Is there any way to solve the dilemma? Isn't it inescapable that busy politicians react only to the latest headlines, rushing from ObamaCare to Libya and then on to nuclear weapons in Iran? There are so many big problems that Congress's limited attention span has no room for merely important things that are chronically broken and should be fixed. They are derisively referred to in Washington as mere "good government" measures.

In most of the rest of the world, as well as in many U.S. states, legislatures use consensus recommendations by nonpartisan bodies of experts to get past this problem. These bodies have many different names: legislative revision commissions, the American Law Institute (ALI), the Administrative Conference of the United States, the European Commission, and the ministries in a parliamentary system.

What they all have in common is that the experts only have influence if they come together and agree on consensus recommendations. If they do, legislatures generally enact their recommendations on a pro forma basis: "If all the experts are agreed, then there isn't anything interesting and worth fighting about here; let's just enact it,"

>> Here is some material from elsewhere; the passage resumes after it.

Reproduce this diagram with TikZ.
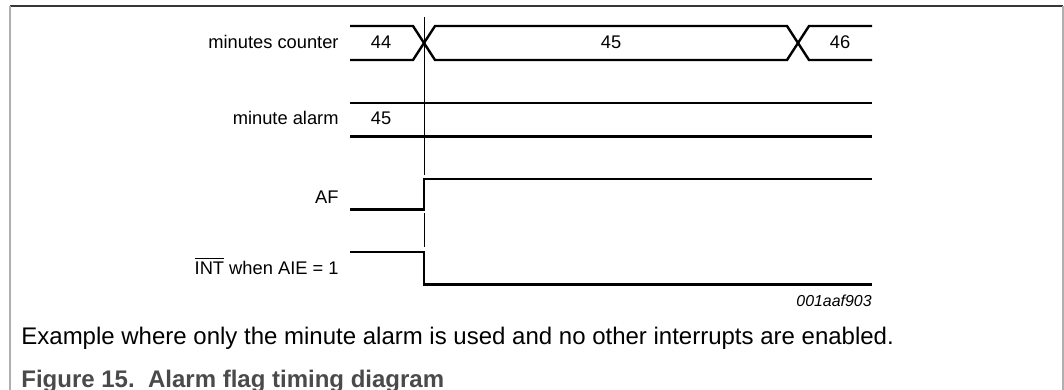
\documentclass[tikz,border=0pt]{standalone}
\usepackage{fontspec}
\setmainfont{Liberation Sans}
\usetikzlibrary{positioning, calc}
\definecolor{figgray}{RGB}{74,74,74}
\definecolor{framedark}{RGB}{55,55,55}
\definecolor{framelight}{RGB}{175,175,175}
\tikzstyle{sig} = [line width=1.2pt, line join=miter]
\tikzstyle{marker} = [line width=0.5pt]
\tikzstyle{lbl} = [inner sep=0pt, text height=0.72em, text depth=0.2em, font=\fontsize{9.15}{11}\selectfont]
\tikzstyle{val} = [inner sep=0pt, font=\fontsize{9.15}{11}\selectfont]
\tikzstyle{frametop} = [framedark, line width=0.7pt]
\tikzstyle{frameside} = [framelight, line width=1pt]

\begin{document}
\begin{tikzpicture}[x=0.5pt, y=-0.5pt]
\useasboundingbox (0,0) rectangle (1064,390);

% Frame
\draw [frametop] (10,6) -- (1063,6);
\draw [frameside] (10,6) -- (10,390);
\draw [frameside] (1063,6) -- (1063,390);

% Row starts
\coordinate (cnt) at (350,43);
\coordinate (alm) at (350,119.5);
\coordinate (af) at (350,198.5);
\coordinate (intr) at (350,269);

% Signal names
\node (cnt_lbl) [lbl, left=5.5pt of cnt] {minutes counter};
\node (alm_lbl) [lbl, left=5.5pt of alm] {minute alarm};
\node (af_lbl) [lbl, left=5.5pt of af] {AF};
\node (intr_lbl) [lbl, left=5.5pt of intr] {$\overline{\mbox{INT}}$ when AIE = 1};

% minutes counter bus
\draw [sig] (350,26) -- (413,26) -- (435,60) -- (787,60) -- (809,26) -- (872,26);
\draw [sig] (350,60) -- (413,60) -- (435,26) -- (787,26) -- (809,60) -- (872,60);
\node (c44) [val] at (381,42) {44};
\node (c45) [val] at (611,42) {45};
\node (c46) [val] at (840,42) {46};

% minute alarm bus
\draw [sig] (350,103) -- (872,103);
\draw [sig] (350,136.5) -- (872,136.5);
\node (a45) [val] at (381,118.5) {45};

% AF
\draw [sig] (350,209.5) -- (424,209.5) -- (424,179) -- (872,179);

% INT
\draw [sig] (350,252) -- (424,252) -- (424,284.5) -- (872,284.5);

% Time marker
\draw [marker] (424,17) -- (424,175);
\draw [marker] (424,213) -- (424,247);

% Captions
\node (code) [anchor=base east, inner sep=0pt, font=\fontsize{7.95}{9}\selectfont\itshape] at (872,306.5) {001aaf903};
\node (note) [anchor=base west, inner sep=0pt, font=\fontsize{12}{14}\selectfont] at (21,344) {Example where only the minute alarm is used and no other interrupts are enabled.};
\node (title) [anchor=base west, inner sep=0pt, text=figgray, font=\fontsize{12}{14}\selectfont\bfseries] at (21,387) {Figure 15.\ \ Alarm flag timing diagram};

\end{tikzpicture}
\end{document}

But isn't that the approach that we just tried in the Bowles-Simpson Commission appointed by President Obama to make recommendations for how to address the deficit? That didn't work, did it? True, but that was a big issue, one that by its nature engaged the attention of politicians.

The trick is to get consensus recommendations before Congress on moderately important issues that are below the political radar, such as reforming the Toxic Substances Control Act (TSCA), the federal law that regulates chemicals to make sure that they are safe. We last enacted a federal law on that in 1976.

Meanwhile, much of the rest of the world and the progress of science have developed many innovations from which we could learn. Left to its own devices, Congress will never get around to reforming TSCA unless there is a big crisis that suddenly puts chemical safety in the headlines. But there is already a consensus among those of us who are experts in the field on what we should do differently.

Now if there were only some way that we could tell them.